▶ _GIVEN RECORDS_
>>>

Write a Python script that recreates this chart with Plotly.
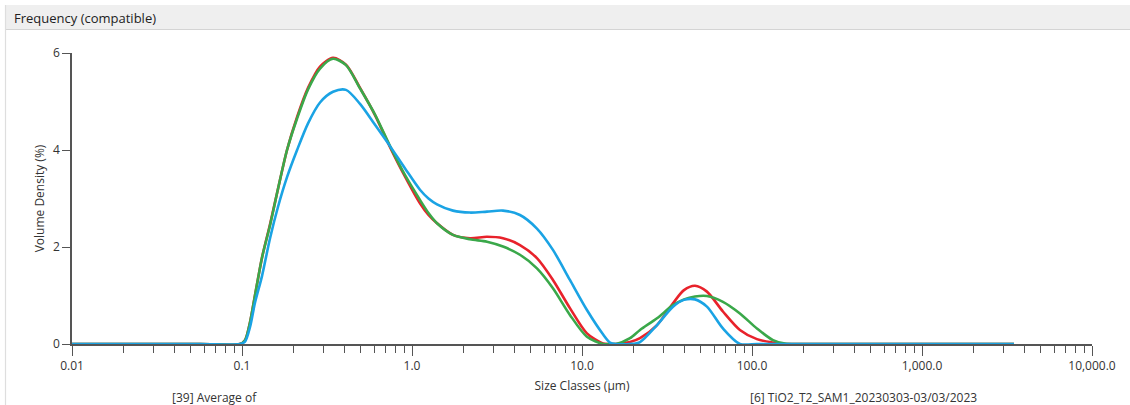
import plotly.graph_objects as go

# Size classes (µm)
size_um = [0.01, 0.0566, 0.0973, 0.1042, 0.1115, 0.1192, 0.1311, 0.1462, 0.1629, 0.184,
           0.2109, 0.2446, 0.2877, 0.343, 0.4089, 0.4946, 0.6058, 0.7426, 0.9102, 1.114,
           1.25, 1.403, 1.742, 2.193, 2.761, 3.428, 4.315, 5.432, 6.745, 8.491, 10.69,
           13.29, 14.6, 15.85, 19.16, 21.94, 27.62, 34.29, 39.81, 46.2, 54.3,
           67.45, 84.9, 106.9, 132.9, 156.3, 191.4, 3475.0]

red_vals = [0, 0, 0, 0.08, 0.45, 1.0, 1.78, 2.47, 3.2, 4.0,
            4.68, 5.28, 5.72, 5.9, 5.76, 5.28, 4.72, 4.06, 3.45, 2.90,
            2.66, 2.49, 2.25, 2.18, 2.21, 2.18, 2.04, 1.77, 1.32, 0.74, 0.22,
            0.01, 0.0, 0.0, 0.04, 0.12, 0.39, 0.84, 1.11, 1.20, 1.08,
            0.67, 0.29, 0.10, 0.03, 0.0, 0.0, 0.0]

green_vals = [0, 0, 0, 0.08, 0.45, 1.0, 1.78, 2.45, 3.2, 4.0,
              4.65, 5.25, 5.68, 5.88, 5.75, 5.27, 4.73, 4.08, 3.48, 2.97,
              2.70, 2.49, 2.25, 2.16, 2.11, 2.01, 1.84, 1.56, 1.15, 0.60, 0.15,
              0.0, 0.0, 0.0, 0.12, 0.29, 0.53, 0.80, 0.92, 0.98, 0.99,
              0.87, 0.63, 0.32, 0.08, 0.01, 0.0, 0.0]

blue_vals = [0, 0, 0, 0.05, 0.35, 0.85, 1.4, 2.18, 2.83, 3.44,
             4.0, 4.55, 4.98, 5.2, 5.24, 4.95, 4.52, 4.08, 3.62, 3.18,
             3.0, 2.88, 2.75, 2.71, 2.73, 2.75, 2.66, 2.38, 1.94, 1.32, 0.70,
             0.20, 0.03, 0.0, 0.0, 0.04, 0.39, 0.77, 0.91, 0.92, 0.77,
             0.32, 0.0, 0.0, 0.0, 0.0, 0.0, 0.0]

x_tickvals = [0.01, 0.1, 1, 10, 100, 1000, 10000]
x_ticktext = ["0.01", "0.1", "1.0", "10.0", "100.0", "1,000.0", "10,000.0"]
y_tickvals = [0, 2, 4, 6]

FONT = "Open Sans"
AXC = "#555555"
TXT = "#333333"

fig = go.Figure()
for name, vals, col in [("[39] Average of", red_vals, "#e8222b"),
                        ("green", green_vals, "#3aa84a"),
                        ("[6] TiO2_T2_SAM1_20230303-03/03/2023", blue_vals, "#1aa3e4")]:
    fig.add_trace(go.Scatter(x=size_um, y=vals, mode="lines", name=name,
                             line=dict(color=col, width=2.6, shape="spline", smoothing=0.8),
                             showlegend=False, hoverinfo="x+y"))

W, H = 1130, 405
L, R, T, B = 72, 38, 53, 61
pw, ph = W - L - R, H - T - B

def px(x):
    return (x - L) / pw

def py(y):
    return (H - B - y) / ph

fig.update_layout(
    width=W, height=H,
    margin=dict(l=L, r=R, t=T, b=B),
    paper_bgcolor="white", plot_bgcolor="white",
    font=dict(family=FONT, size=12, color=TXT),
    xaxis=dict(type="log", range=[-2, 4], tickmode="array", tickvals=x_tickvals,
               ticktext=x_ticktext, ticks="outside", ticklen=10, tickwidth=1.3,
               tickcolor=AXC, showline=True, linecolor=AXC, linewidth=1.6,
               showgrid=False, zeroline=False,
               tickfont=dict(family=FONT, size=12, color=TXT),
               minor=dict(ticks="outside", ticklen=7, tickwidth=1.3, tickcolor=AXC,
                          dtick="D1", showgrid=False),
               title=dict(text="Size Classes (µm)", standoff=8,
                          font=dict(family=FONT, size=12, color=TXT))),
    yaxis=dict(range=[0, 6], tickmode="array", tickvals=y_tickvals,
               ticks="outside", ticklen=8, tickwidth=1.3, tickcolor=AXC,
               showline=True, linecolor=AXC, linewidth=1.6,
               showgrid=False, zeroline=False,
               tickfont=dict(family=FONT, size=12, color=TXT),
               title=dict(text="Volume Density (%)", standoff=6,
                          font=dict(family=FONT, size=12, color=TXT))),
    shapes=[
        dict(type="rect", xref="paper", yref="paper", x0=px(5), x1=px(1130),
             y0=py(29), y1=py(5), fillcolor="#efefef", line=dict(width=0), layer="below"),
        dict(type="line", xref="paper", yref="paper", x0=px(5), x1=px(1130),
             y0=py(29.5), y1=py(29.5), line=dict(color="#d4d4d4", width=1.2)),
        dict(type="line", xref="paper", yref="paper", x0=px(5.5), x1=px(5.5),
             y0=py(5), y1=py(405), line=dict(color="#dedede", width=1.2)),
    ],
    annotations=[
        dict(text="Frequency (compatible)", xref="paper", yref="paper",
             x=px(12), y=py(18), xanchor="left", yanchor="middle", showarrow=False,
             font=dict(family=FONT, size=13, color="#222222")),
        dict(text="[39] Average of", xref="paper", yref="paper",
             x=px(170), y=py(397), xanchor="left", yanchor="middle", showarrow=False,
             font=dict(family=FONT, size=12, color=TXT)),
        dict(text="[6] TiO2_T2_SAM1_20230303-03/03/2023", xref="paper", yref="paper",
             x=px(748), y=py(397), xanchor="left", yanchor="middle", showarrow=False,
             font=dict(family=FONT, size=12, color=TXT)),
    ],
)

fig.write_html("out.html")
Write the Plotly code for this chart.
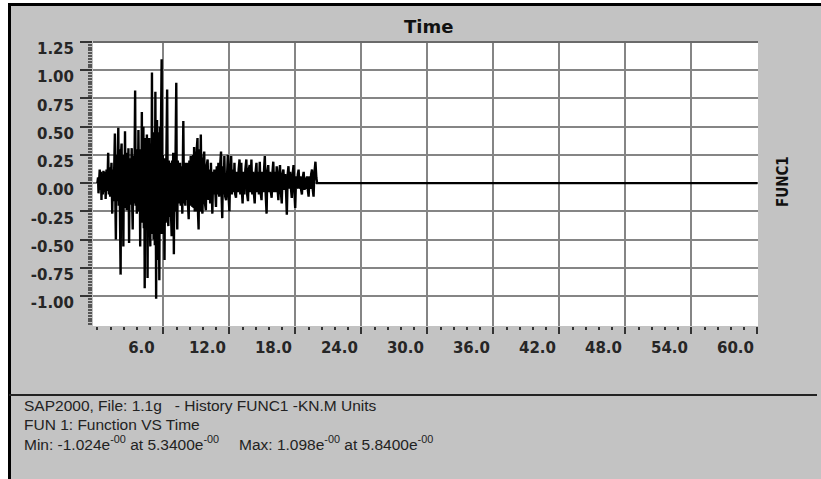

<<<

▶ _EXERCISE DIRECTIONS_
Reproduce only the lines running from the beginning of the entries above to the line holding "67.45, 84.9, 106.9, 132.9, 156.3, 191.4, 3475.0]", inclusive. Pictures stay out of the copy.

▶ _FINAL RESULT_
Write a Python script that recreates this chart with Plotly.
import plotly.graph_objects as go

# Size classes (µm)
size_um = [0.01, 0.0566, 0.0973, 0.1042, 0.1115, 0.1192, 0.1311, 0.1462, 0.1629, 0.184,
           0.2109, 0.2446, 0.2877, 0.343, 0.4089, 0.4946, 0.6058, 0.7426, 0.9102, 1.114,
           1.25, 1.403, 1.742, 2.193, 2.761, 3.428, 4.315, 5.432, 6.745, 8.491, 10.69,
           13.29, 14.6, 15.85, 19.16, 21.94, 27.62, 34.29, 39.81, 46.2, 54.3,
           67.45, 84.9, 106.9, 132.9, 156.3, 191.4, 3475.0]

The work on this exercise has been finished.